§ **Data extract**:
....

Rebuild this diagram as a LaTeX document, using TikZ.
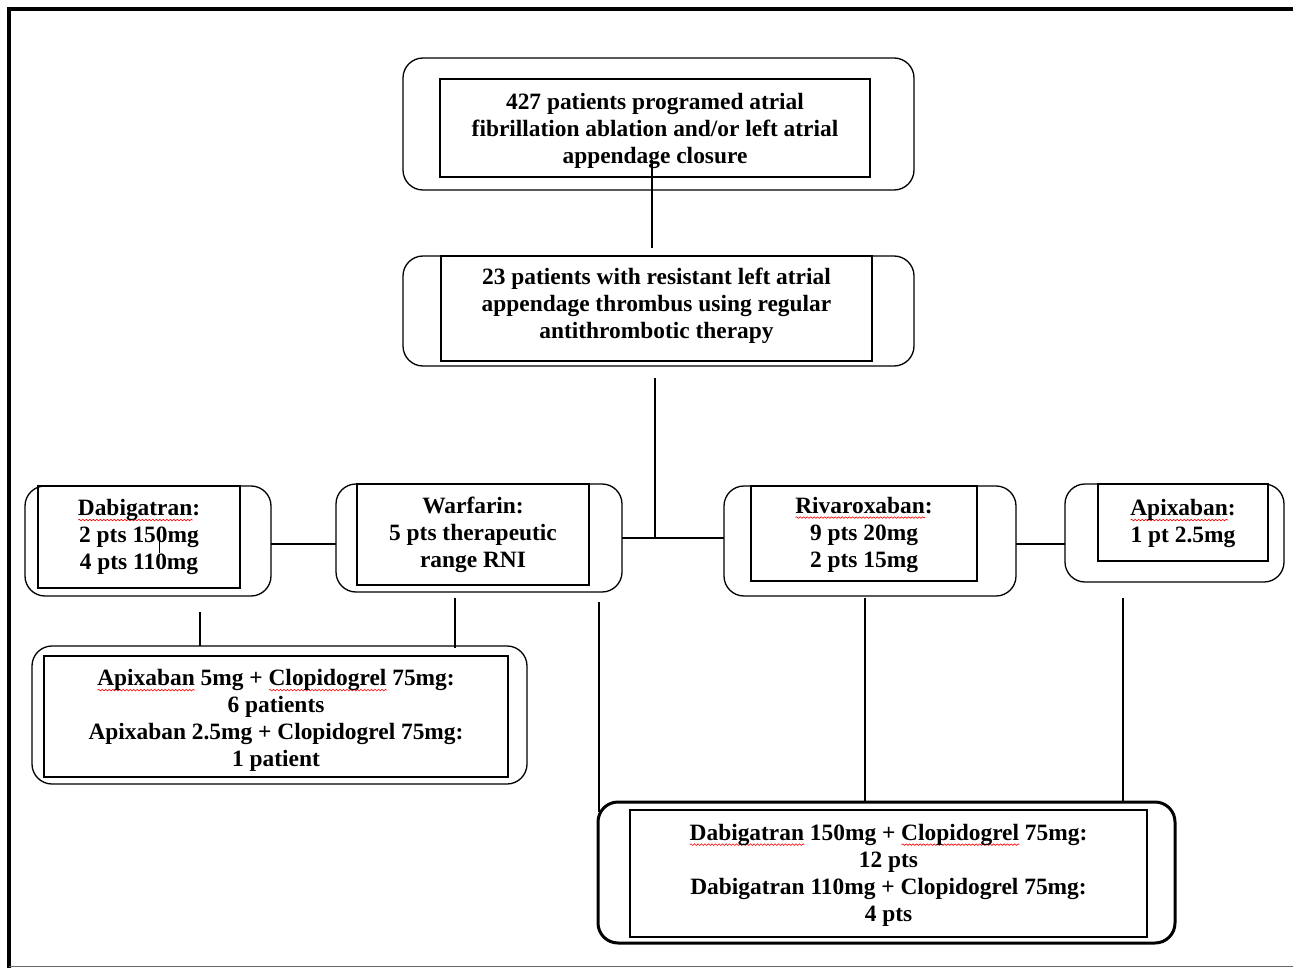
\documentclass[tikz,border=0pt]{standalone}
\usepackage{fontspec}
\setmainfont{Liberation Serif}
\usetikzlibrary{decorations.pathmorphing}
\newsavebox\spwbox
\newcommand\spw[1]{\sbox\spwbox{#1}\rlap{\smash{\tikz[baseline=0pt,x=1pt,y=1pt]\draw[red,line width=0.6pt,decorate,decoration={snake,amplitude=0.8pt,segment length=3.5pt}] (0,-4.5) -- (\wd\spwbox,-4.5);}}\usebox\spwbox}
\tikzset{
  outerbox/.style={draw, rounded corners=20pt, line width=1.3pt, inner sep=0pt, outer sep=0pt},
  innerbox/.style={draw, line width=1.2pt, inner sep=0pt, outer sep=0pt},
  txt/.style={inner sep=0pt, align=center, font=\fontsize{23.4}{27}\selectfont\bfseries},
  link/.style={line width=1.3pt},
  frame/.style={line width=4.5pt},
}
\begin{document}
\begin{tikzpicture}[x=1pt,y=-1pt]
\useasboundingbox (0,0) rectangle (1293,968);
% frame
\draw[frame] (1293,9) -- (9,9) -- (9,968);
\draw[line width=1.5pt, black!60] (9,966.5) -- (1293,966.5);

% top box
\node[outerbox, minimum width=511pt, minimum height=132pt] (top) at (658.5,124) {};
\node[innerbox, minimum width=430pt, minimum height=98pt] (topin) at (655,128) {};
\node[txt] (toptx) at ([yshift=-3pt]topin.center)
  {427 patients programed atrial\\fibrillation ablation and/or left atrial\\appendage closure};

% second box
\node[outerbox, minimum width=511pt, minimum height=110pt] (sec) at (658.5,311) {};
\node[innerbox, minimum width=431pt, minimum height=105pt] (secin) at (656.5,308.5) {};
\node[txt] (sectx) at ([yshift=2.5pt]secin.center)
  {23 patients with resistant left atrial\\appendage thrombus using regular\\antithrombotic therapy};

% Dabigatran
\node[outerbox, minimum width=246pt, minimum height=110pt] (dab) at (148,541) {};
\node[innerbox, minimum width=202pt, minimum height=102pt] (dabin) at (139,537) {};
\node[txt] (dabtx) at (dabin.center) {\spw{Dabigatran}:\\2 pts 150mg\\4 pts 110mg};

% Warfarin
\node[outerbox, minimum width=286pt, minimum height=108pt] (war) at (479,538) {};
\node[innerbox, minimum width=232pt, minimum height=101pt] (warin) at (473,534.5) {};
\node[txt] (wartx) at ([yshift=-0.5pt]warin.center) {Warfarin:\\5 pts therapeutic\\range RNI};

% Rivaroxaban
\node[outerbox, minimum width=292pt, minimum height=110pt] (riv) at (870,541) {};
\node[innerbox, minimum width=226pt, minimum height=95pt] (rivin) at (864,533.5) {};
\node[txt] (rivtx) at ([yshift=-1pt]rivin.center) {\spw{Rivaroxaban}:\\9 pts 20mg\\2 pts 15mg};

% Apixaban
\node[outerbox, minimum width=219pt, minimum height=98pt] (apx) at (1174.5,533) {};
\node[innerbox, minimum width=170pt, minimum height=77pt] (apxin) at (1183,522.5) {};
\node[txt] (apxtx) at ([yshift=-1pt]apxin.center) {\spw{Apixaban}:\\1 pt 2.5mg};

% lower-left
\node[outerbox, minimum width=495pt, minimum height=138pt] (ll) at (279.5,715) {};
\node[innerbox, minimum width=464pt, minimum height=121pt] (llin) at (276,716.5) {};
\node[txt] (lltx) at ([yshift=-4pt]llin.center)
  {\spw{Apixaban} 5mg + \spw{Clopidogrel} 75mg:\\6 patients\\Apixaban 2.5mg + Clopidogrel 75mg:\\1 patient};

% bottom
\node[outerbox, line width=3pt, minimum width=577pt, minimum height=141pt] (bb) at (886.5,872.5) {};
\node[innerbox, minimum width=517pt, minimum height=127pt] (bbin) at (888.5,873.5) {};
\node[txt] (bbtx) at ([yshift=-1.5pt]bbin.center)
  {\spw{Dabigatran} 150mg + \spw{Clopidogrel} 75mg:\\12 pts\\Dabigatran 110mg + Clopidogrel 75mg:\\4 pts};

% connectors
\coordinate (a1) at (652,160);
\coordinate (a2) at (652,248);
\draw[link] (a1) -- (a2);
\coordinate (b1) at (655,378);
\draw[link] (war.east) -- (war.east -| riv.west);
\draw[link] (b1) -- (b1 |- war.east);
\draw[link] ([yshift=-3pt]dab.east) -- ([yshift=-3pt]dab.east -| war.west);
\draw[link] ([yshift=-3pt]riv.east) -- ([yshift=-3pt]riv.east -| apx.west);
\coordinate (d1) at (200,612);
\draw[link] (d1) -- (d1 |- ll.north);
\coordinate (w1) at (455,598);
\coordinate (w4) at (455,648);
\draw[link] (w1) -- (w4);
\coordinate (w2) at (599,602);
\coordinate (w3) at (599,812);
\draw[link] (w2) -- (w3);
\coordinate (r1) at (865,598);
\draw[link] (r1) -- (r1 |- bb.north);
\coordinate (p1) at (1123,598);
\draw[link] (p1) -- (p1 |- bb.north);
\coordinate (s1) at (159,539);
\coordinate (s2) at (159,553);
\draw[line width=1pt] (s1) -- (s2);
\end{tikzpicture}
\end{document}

....

§ **What is expected**:
Please transcribe the material above exactly as written. Leave the pictures out.

§ **Right answer**:
Rebuild this diagram as a LaTeX document, using TikZ.
\documentclass[tikz,border=0pt]{standalone}
\usepackage{fontspec}
\setmainfont{Liberation Serif}
\usetikzlibrary{decorations.pathmorphing}
\newsavebox\spwbox
\newcommand\spw[1]{\sbox\spwbox{#1}\rlap{\smash{\tikz[baseline=0pt,x=1pt,y=1pt]\draw[red,line width=0.6pt,decorate,decoration={snake,amplitude=0.8pt,segment length=3.5pt}] (0,-4.5) -- (\wd\spwbox,-4.5);}}\usebox\spwbox}
\tikzset{
  outerbox/.style={draw, rounded corners=20pt, line width=1.3pt, inner sep=0pt, outer sep=0pt},
  innerbox/.style={draw, line width=1.2pt, inner sep=0pt, outer sep=0pt},
  txt/.style={inner sep=0pt, align=center, font=\fontsize{23.4}{27}\selectfont\bfseries},
  link/.style={line width=1.3pt},
  frame/.style={line width=4.5pt},
}
\begin{document}
\begin{tikzpicture}[x=1pt,y=-1pt]
\useasboundingbox (0,0) rectangle (1293,968);
% frame
\draw[frame] (1293,9) -- (9,9) -- (9,968);
\draw[line width=1.5pt, black!60] (9,966.5) -- (1293,966.5);

% top box
\node[outerbox, minimum width=511pt, minimum height=132pt] (top) at (658.5,124) {};
\node[innerbox, minimum width=430pt, minimum height=98pt] (topin) at (655,128) {};
\node[txt] (toptx) at ([yshift=-3pt]topin.center)
  {427 patients programed atrial\\fibrillation ablation and/or left atrial\\appendage closure};

% second box
\node[outerbox, minimum width=511pt, minimum height=110pt] (sec) at (658.5,311) {};
\node[innerbox, minimum width=431pt, minimum height=105pt] (secin) at (656.5,308.5) {};
\node[txt] (sectx) at ([yshift=2.5pt]secin.center)
  {23 patients with resistant left atrial\\appendage thrombus using regular\\antithrombotic therapy};

% Dabigatran
\node[outerbox, minimum width=246pt, minimum height=110pt] (dab) at (148,541) {};
\node[innerbox, minimum width=202pt, minimum height=102pt] (dabin) at (139,537) {};
\node[txt] (dabtx) at (dabin.center) {\spw{Dabigatran}:\\2 pts 150mg\\4 pts 110mg};

% Warfarin
\node[outerbox, minimum width=286pt, minimum height=108pt] (war) at (479,538) {};
\node[innerbox, minimum width=232pt, minimum height=101pt] (warin) at (473,534.5) {};
\node[txt] (wartx) at ([yshift=-0.5pt]warin.center) {Warfarin:\\5 pts therapeutic\\range RNI};

% Rivaroxaban
\node[outerbox, minimum width=292pt, minimum height=110pt] (riv) at (870,541) {};
\node[innerbox, minimum width=226pt, minimum height=95pt] (rivin) at (864,533.5) {};
\node[txt] (rivtx) at ([yshift=-1pt]rivin.center) {\spw{Rivaroxaban}:\\9 pts 20mg\\2 pts 15mg};

% Apixaban
\node[outerbox, minimum width=219pt, minimum height=98pt] (apx) at (1174.5,533) {};
\node[innerbox, minimum width=170pt, minimum height=77pt] (apxin) at (1183,522.5) {};
\node[txt] (apxtx) at ([yshift=-1pt]apxin.center) {\spw{Apixaban}:\\1 pt 2.5mg};

% lower-left
\node[outerbox, minimum width=495pt, minimum height=138pt] (ll) at (279.5,715) {};
\node[innerbox, minimum width=464pt, minimum height=121pt] (llin) at (276,716.5) {};
\node[txt] (lltx) at ([yshift=-4pt]llin.center)
  {\spw{Apixaban} 5mg + \spw{Clopidogrel} 75mg:\\6 patients\\Apixaban 2.5mg + Clopidogrel 75mg:\\1 patient};

% bottom
\node[outerbox, line width=3pt, minimum width=577pt, minimum height=141pt] (bb) at (886.5,872.5) {};
\node[innerbox, minimum width=517pt, minimum height=127pt] (bbin) at (888.5,873.5) {};
\node[txt] (bbtx) at ([yshift=-1.5pt]bbin.center)
  {\spw{Dabigatran} 150mg + \spw{Clopidogrel} 75mg:\\12 pts\\Dabigatran 110mg + Clopidogrel 75mg:\\4 pts};

% connectors
\coordinate (a1) at (652,160);
\coordinate (a2) at (652,248);
\draw[link] (a1) -- (a2);
\coordinate (b1) at (655,378);
\draw[link] (war.east) -- (war.east -| riv.west);
\draw[link] (b1) -- (b1 |- war.east);
\draw[link] ([yshift=-3pt]dab.east) -- ([yshift=-3pt]dab.east -| war.west);
\draw[link] ([yshift=-3pt]riv.east) -- ([yshift=-3pt]riv.east -| apx.west);
\coordinate (d1) at (200,612);
\draw[link] (d1) -- (d1 |- ll.north);
\coordinate (w1) at (455,598);
\coordinate (w4) at (455,648);
\draw[link] (w1) -- (w4);
\coordinate (w2) at (599,602);
\coordinate (w3) at (599,812);
\draw[link] (w2) -- (w3);
\coordinate (r1) at (865,598);
\draw[link] (r1) -- (r1 |- bb.north);
\coordinate (p1) at (1123,598);
\draw[link] (p1) -- (p1 |- bb.north);
\coordinate (s1) at (159,539);
\coordinate (s2) at (159,553);
\draw[line width=1pt] (s1) -- (s2);
\end{tikzpicture}
\end{document}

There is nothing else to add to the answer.